In seeking out some of the criticism around Fury Road, I saw that some writers felt that the movie missed the mark in being a truly feminist film. One site in particular posted a piece that argued a number of points, including the notion that the women are relegated to breeders in the Citadel and that all of Joe’s warriors are men.

In this particular instance, I think its important to be open to changing perspective. Sure, we can all agree that it is not good that women are breeders and men are warriors in this society. However, as I have shown, the women that escape are able to actively change their status and become warriors. Obviously, it would be better if their were more young women being liberated in such a way, but we are left with the possibility that will become the case now that empowered women have returned and liberated the Citadel from Joe.

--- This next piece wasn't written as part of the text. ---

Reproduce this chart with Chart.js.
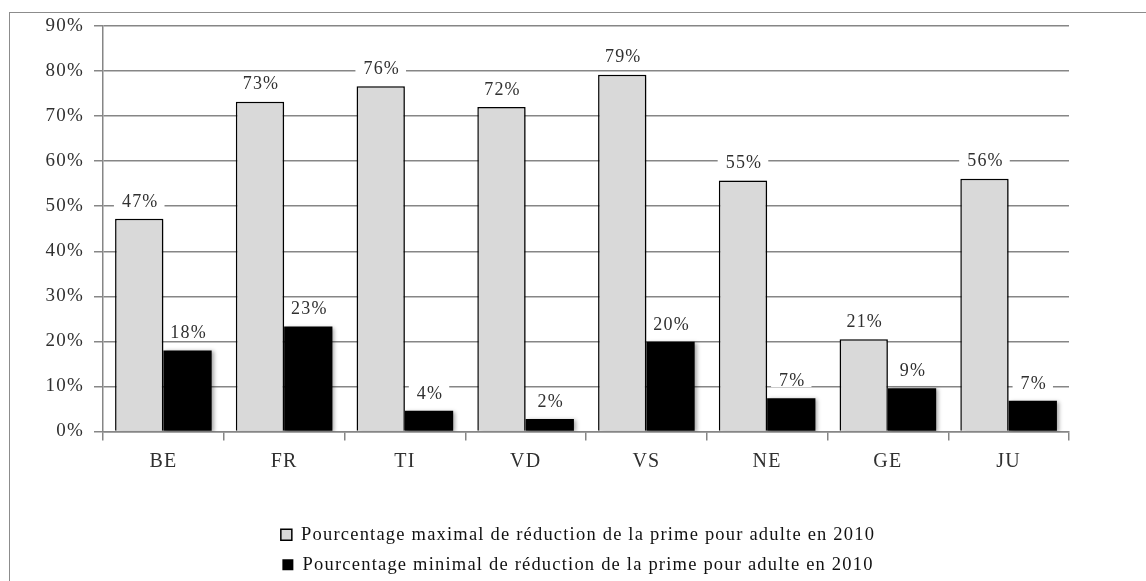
<!DOCTYPE html>
<html><head><meta charset="utf-8">
<script src="https://cdn.jsdelivr.net/npm/chart.js@4/dist/chart.umd.min.js"></script>
<style>
html,body{margin:0;padding:0;background:#fff;overflow:hidden}
#wrap{position:relative;width:1146px;height:581px;overflow:hidden}
#frame{position:absolute;left:9px;top:12px;width:1300px;height:700px;border:1.5px solid #8c8c8c;box-sizing:border-box}
canvas{position:absolute;left:0;top:0}
</style></head>
<body><div id="wrap"><div id="frame"></div><canvas id="c" width="1146" height="581"></canvas></div>
<script>
const categories = ['BE','FR','TI','VD','VS','NE','GE','JU'];
const maxValues = [47.2, 73.2, 76.6, 72.0, 79.2, 55.7, 20.5, 56.1];
const minValues = [18.0, 23.3, 4.6, 2.8, 19.9, 7.4, 9.6, 6.8];
const maxLabels = ['47%','73%','76%','72%','79%','55%','21%','56%'];
const minLabels = ['18%','23%','4%','2%','20%','7%','9%','7%'];
const yTickLabels = ['0%','10%','20%','30%','40%','50%','60%','70%','80%','90%'];
const seriesNames = ['Pourcentage maximal de réduction de la prime pour adulte en 2010',
                     'Pourcentage minimal de réduction de la prime pour adulte en 2010'];

const FONT = '"Liberation Serif", "Times New Roman", serif';
const GRID = '#868686';
const TXT = '#303030';
const SPACING = '1.2px';

const spacingPlugin = {
  id: 'spacing',
  beforeInit(chart) { chart.ctx.letterSpacing = SPACING; },
  beforeUpdate(chart) { chart.ctx.letterSpacing = SPACING; },
  beforeLayout(chart) { chart.ctx.letterSpacing = SPACING; },
  beforeDraw(chart) { chart.ctx.letterSpacing = SPACING; }
};
const labelArrays = [maxLabels, minLabels];
const LABEL_FONT = '18px ' + FONT;
function eachLabel(chart, fn) {
  chart.data.datasets.forEach((ds, di) => {
    chart.getDatasetMeta(di).data.forEach((bar, i) => fn(bar, labelArrays[di][i]));
  });
}
const barLabels = {
  id: 'barLabels',
  beforeDatasetsDraw(chart) {
    const ctx = chart.ctx; ctx.save();
    ctx.font = LABEL_FONT;
    ctx.fillStyle = '#fff';
    eachLabel(chart, (bar, t) => {
      const w = ctx.measureText(t).width;
      const cy = bar.y - 18;
      ctx.fillRect(bar.x - w/2 - 7, cy - 7, w + 14, 14);
    });
    ctx.restore();
  },
  afterDatasetsDraw(chart) {
    const ctx = chart.ctx; ctx.save();
    ctx.shadowColor = 'rgba(0,0,0,0)'; ctx.shadowBlur = 0; ctx.shadowOffsetX = 0; ctx.shadowOffsetY = 0;
    ctx.font = LABEL_FONT; ctx.textAlign = 'center'; ctx.textBaseline = 'middle';
    ctx.fillStyle = TXT;
    eachLabel(chart, (bar, t) => { ctx.fillText(t, bar.x + 1, bar.y - 17); });
    ctx.restore();
  }
};
const shadowPlugin = {
  id: 'shadow',
  beforeDatasetsDraw(chart) {
    const ctx = chart.ctx; ctx.save();
    ctx.shadowColor = 'rgba(0,0,0,0.35)'; ctx.shadowBlur = 4;
    ctx.shadowOffsetX = 2; ctx.shadowOffsetY = 1;
  },
  afterDatasetsDraw(chart) { chart.ctx.restore(); }
};

new Chart(document.getElementById('c'), {
  type: 'bar',
  data: {
    labels: categories,
    datasets: [
      { label: seriesNames[0], data: maxValues, backgroundColor: '#d9d9d9', borderColor: '#000', borderWidth: 1.5, borderSkipped: 'bottom' },
      { label: seriesNames[1], data: minValues, backgroundColor: '#000', borderColor: '#000', borderWidth: 0 }
    ]
  },
  options: {
    responsive: false, animation: false, devicePixelRatio: 1,
    categoryPercentage: 0.8, barPercentage: 1.0,
    layout: { padding: { left: 10, right: 0, top: 26, bottom: -3 } },
    plugins: {
      tooltip: { enabled: false },
      legend: {
        position: 'bottom',
        labels: { boxWidth: 11, boxHeight: 11, padding: 11.5, color: '#111', font: { family: FONT, size: 18.5 } }
      }
    },
    scales: {
      x: {
        afterFit(s) { s.height = 82.5; },
        grid: { display: true, drawOnChartArea: false, drawTicks: true, tickLength: 9, color: GRID, lineWidth: 1.5, offset: true },
        border: { display: true, color: GRID, width: 1.5 },
        ticks: { color: TXT, padding: 9, font: { family: FONT, size: 20 } }
      },
      y: {
        min: 0, max: 90,
        afterFit(s) { s.width = 93; },
        grid: { color: GRID, lineWidth: 1.5, tickLength: 9, drawTicks: true },
        border: { display: true, color: GRID, width: 1.5 },
        ticks: { stepSize: 10, color: TXT, padding: 10, font: { family: FONT, size: 19 },
                 callback: (v, i) => yTickLabels[i] }
      },
      yRight: {
        position: 'right', min: 0, max: 90,
        afterFit(s) { s.width = 77; },
        grid: { display: false, drawOnChartArea: false },
        border: { display: false },
        ticks: { display: false }
      }
    }
  },
  plugins: [spacingPlugin, barLabels, shadowPlugin]
});
</script>
</body></html>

Nevertheless, I must concede that I would not call Fury Road the ideal feminist film. The story needs a lot of revision for that to even become a possibility, as the actual narrative arc relies to much on the archetypal adventure of a man saving young women, no matter how active these young women are in transforming their status in the world.

Further, we are still left to grapple with the issue of the symbolic suggestion that freedom is only available to those of a certain class or status; that is,we do not see the obese women achieving active freedom, only those who look like supermodels. Why not all women?

Honestly, the number of nuanced flaws in the film’s attempt at ideal feminism is rather large. If you want to get a better sense of the volume and variety of problems, just open up a new tab and google “Mad Max: Fury Road feminism.”


An important question remains then: can we live with this, a film that feels like it is trying to be the feminist film we want and need, but falls short? Well, yes and no. If this is the closest we have come to a true feminist blockbuster, then we must accept that. Yet, we can also accept that if a blockbuster that actively seeks to deconstruct patriarchies, then there is room for more big budget films to do the same and even to a greater degree. I won’t be surprised if in five years we are looking back at Fury Road as the first domino to fall in the improved representation of women in film, but only if we continue to demand and support films getting closer to the accurate vision we all want.